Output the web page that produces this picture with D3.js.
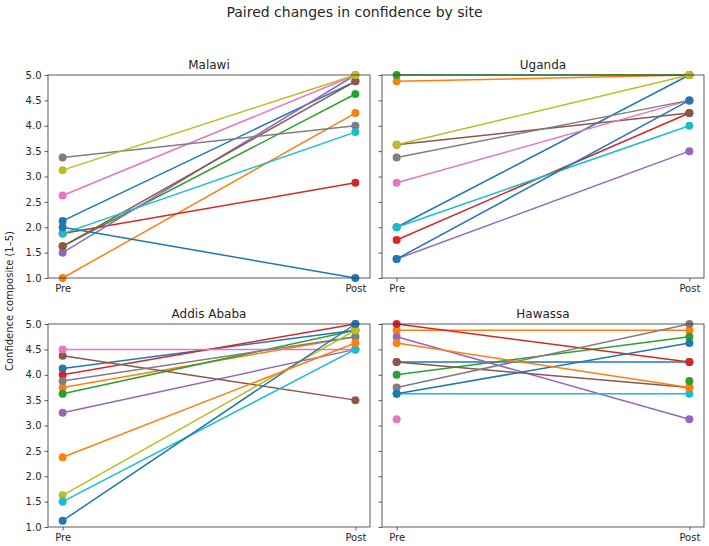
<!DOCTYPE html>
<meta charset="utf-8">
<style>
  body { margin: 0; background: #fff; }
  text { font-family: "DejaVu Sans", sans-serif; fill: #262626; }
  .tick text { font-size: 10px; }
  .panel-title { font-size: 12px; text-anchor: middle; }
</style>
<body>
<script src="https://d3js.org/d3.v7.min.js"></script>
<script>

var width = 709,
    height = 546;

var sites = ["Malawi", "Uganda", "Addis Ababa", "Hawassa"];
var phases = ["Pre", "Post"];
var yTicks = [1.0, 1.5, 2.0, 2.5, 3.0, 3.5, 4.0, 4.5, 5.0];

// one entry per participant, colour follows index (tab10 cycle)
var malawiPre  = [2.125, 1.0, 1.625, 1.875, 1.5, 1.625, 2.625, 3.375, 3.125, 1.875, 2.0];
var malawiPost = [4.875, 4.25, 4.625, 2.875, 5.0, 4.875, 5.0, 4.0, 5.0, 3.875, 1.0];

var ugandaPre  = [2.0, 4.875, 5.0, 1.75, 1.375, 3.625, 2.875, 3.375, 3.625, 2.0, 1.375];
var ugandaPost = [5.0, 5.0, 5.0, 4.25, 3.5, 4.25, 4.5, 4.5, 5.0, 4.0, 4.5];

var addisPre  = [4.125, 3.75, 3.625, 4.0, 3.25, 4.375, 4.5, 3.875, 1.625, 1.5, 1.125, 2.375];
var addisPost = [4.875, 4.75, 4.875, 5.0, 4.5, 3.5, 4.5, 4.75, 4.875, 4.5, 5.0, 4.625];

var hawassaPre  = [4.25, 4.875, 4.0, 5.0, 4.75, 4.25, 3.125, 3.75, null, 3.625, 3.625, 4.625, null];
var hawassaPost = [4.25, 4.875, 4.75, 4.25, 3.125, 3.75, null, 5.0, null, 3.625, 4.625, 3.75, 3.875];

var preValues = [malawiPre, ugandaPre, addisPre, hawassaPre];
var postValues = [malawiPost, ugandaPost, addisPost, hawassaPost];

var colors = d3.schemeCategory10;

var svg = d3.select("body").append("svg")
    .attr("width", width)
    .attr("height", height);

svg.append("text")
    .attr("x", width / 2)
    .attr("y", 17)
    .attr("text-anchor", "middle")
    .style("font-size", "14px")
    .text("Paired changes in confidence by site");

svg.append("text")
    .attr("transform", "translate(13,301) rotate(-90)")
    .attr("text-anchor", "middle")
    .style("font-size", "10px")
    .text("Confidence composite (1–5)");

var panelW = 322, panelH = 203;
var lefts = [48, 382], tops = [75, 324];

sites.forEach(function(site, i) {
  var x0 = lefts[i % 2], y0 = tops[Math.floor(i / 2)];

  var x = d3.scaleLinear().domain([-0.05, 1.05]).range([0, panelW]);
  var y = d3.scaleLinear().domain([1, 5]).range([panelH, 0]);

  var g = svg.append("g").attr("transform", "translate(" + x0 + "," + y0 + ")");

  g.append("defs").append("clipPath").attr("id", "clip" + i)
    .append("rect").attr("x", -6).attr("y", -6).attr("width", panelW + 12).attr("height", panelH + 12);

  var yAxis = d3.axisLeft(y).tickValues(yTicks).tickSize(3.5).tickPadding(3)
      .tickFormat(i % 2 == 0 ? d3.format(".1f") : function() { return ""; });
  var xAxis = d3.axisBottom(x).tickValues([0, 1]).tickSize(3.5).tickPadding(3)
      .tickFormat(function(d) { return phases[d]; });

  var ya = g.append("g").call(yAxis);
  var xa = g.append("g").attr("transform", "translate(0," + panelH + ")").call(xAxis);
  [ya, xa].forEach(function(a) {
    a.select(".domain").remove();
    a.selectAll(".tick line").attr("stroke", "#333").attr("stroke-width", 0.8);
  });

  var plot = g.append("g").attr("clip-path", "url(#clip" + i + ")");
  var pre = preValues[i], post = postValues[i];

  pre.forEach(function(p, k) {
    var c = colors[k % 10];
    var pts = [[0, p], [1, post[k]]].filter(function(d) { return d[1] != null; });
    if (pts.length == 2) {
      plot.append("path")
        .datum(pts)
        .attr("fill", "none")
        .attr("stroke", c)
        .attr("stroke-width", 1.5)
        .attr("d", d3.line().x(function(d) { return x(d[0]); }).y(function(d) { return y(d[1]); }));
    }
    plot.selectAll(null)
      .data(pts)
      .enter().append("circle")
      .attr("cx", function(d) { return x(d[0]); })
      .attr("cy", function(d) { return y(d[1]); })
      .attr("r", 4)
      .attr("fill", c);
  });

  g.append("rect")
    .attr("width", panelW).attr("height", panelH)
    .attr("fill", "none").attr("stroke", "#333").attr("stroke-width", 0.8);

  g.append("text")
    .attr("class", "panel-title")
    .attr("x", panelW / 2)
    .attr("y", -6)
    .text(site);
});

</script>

-*-

**Description of the task**
Give every line back word for word and leave the pictures out.

**Answer for the task**
Output the web page that produces this picture with D3.js.
<!DOCTYPE html>
<meta charset="utf-8">
<style>
  body { margin: 0; background: #fff; }
  text { font-family: "DejaVu Sans", sans-serif; fill: #262626; }
  .tick text { font-size: 10px; }
  .panel-title { font-size: 12px; text-anchor: middle; }
</style>
<body>
<script src="https://d3js.org/d3.v7.min.js"></script>
<script>

var width = 709,
    height = 546;

var sites = ["Malawi", "Uganda", "Addis Ababa", "Hawassa"];
var phases = ["Pre", "Post"];
var yTicks = [1.0, 1.5, 2.0, 2.5, 3.0, 3.5, 4.0, 4.5, 5.0];

// one entry per participant, colour follows index (tab10 cycle)
var malawiPre  = [2.125, 1.0, 1.625, 1.875, 1.5, 1.625, 2.625, 3.375, 3.125, 1.875, 2.0];
var malawiPost = [4.875, 4.25, 4.625, 2.875, 5.0, 4.875, 5.0, 4.0, 5.0, 3.875, 1.0];

var ugandaPre  = [2.0, 4.875, 5.0, 1.75, 1.375, 3.625, 2.875, 3.375, 3.625, 2.0, 1.375];
var ugandaPost = [5.0, 5.0, 5.0, 4.25, 3.5, 4.25, 4.5, 4.5, 5.0, 4.0, 4.5];

var addisPre  = [4.125, 3.75, 3.625, 4.0, 3.25, 4.375, 4.5, 3.875, 1.625, 1.5, 1.125, 2.375];
var addisPost = [4.875, 4.75, 4.875, 5.0, 4.5, 3.5, 4.5, 4.75, 4.875, 4.5, 5.0, 4.625];

var hawassaPre  = [4.25, 4.875, 4.0, 5.0, 4.75, 4.25, 3.125, 3.75, null, 3.625, 3.625, 4.625, null];
var hawassaPost = [4.25, 4.875, 4.75, 4.25, 3.125, 3.75, null, 5.0, null, 3.625, 4.625, 3.75, 3.875];

var preValues = [malawiPre, ugandaPre, addisPre, hawassaPre];
var postValues = [malawiPost, ugandaPost, addisPost, hawassaPost];

var colors = d3.schemeCategory10;

var svg = d3.select("body").append("svg")
    .attr("width", width)
    .attr("height", height);

svg.append("text")
    .attr("x", width / 2)
    .attr("y", 17)
    .attr("text-anchor", "middle")
    .style("font-size", "14px")
    .text("Paired changes in confidence by site");

svg.append("text")
    .attr("transform", "translate(13,301) rotate(-90)")
    .attr("text-anchor", "middle")
    .style("font-size", "10px")
    .text("Confidence composite (1–5)");

var panelW = 322, panelH = 203;
var lefts = [48, 382], tops = [75, 324];

sites.forEach(function(site, i) {
  var x0 = lefts[i % 2], y0 = tops[Math.floor(i / 2)];

  var x = d3.scaleLinear().domain([-0.05, 1.05]).range([0, panelW]);
  var y = d3.scaleLinear().domain([1, 5]).range([panelH, 0]);

  var g = svg.append("g").attr("transform", "translate(" + x0 + "," + y0 + ")");

  g.append("defs").append("clipPath").attr("id", "clip" + i)
    .append("rect").attr("x", -6).attr("y", -6).attr("width", panelW + 12).attr("height", panelH + 12);

  var yAxis = d3.axisLeft(y).tickValues(yTicks).tickSize(3.5).tickPadding(3)
      .tickFormat(i % 2 == 0 ? d3.format(".1f") : function() { return ""; });
  var xAxis = d3.axisBottom(x).tickValues([0, 1]).tickSize(3.5).tickPadding(3)
      .tickFormat(function(d) { return phases[d]; });

  var ya = g.append("g").call(yAxis);
  var xa = g.append("g").attr("transform", "translate(0," + panelH + ")").call(xAxis);
  [ya, xa].forEach(function(a) {
    a.select(".domain").remove();
    a.selectAll(".tick line").attr("stroke", "#333").attr("stroke-width", 0.8);
  });

  var plot = g.append("g").attr("clip-path", "url(#clip" + i + ")");
  var pre = preValues[i], post = postValues[i];

  pre.forEach(function(p, k) {
    var c = colors[k % 10];
    var pts = [[0, p], [1, post[k]]].filter(function(d) { return d[1] != null; });
    if (pts.length == 2) {
      plot.append("path")
        .datum(pts)
        .attr("fill", "none")
        .attr("stroke", c)
        .attr("stroke-width", 1.5)
        .attr("d", d3.line().x(function(d) { return x(d[0]); }).y(function(d) { return y(d[1]); }));
    }
    plot.selectAll(null)
      .data(pts)
      .enter().append("circle")
      .attr("cx", function(d) { return x(d[0]); })
      .attr("cy", function(d) { return y(d[1]); })
      .attr("r", 4)
      .attr("fill", c);
  });

  g.append("rect")
    .attr("width", panelW).attr("height", panelH)
    .attr("fill", "none").attr("stroke", "#333").attr("stroke-width", 0.8);

  g.append("text")
    .attr("class", "panel-title")
    .attr("x", panelW / 2)
    .attr("y", -6)
    .text(site);
});

</script>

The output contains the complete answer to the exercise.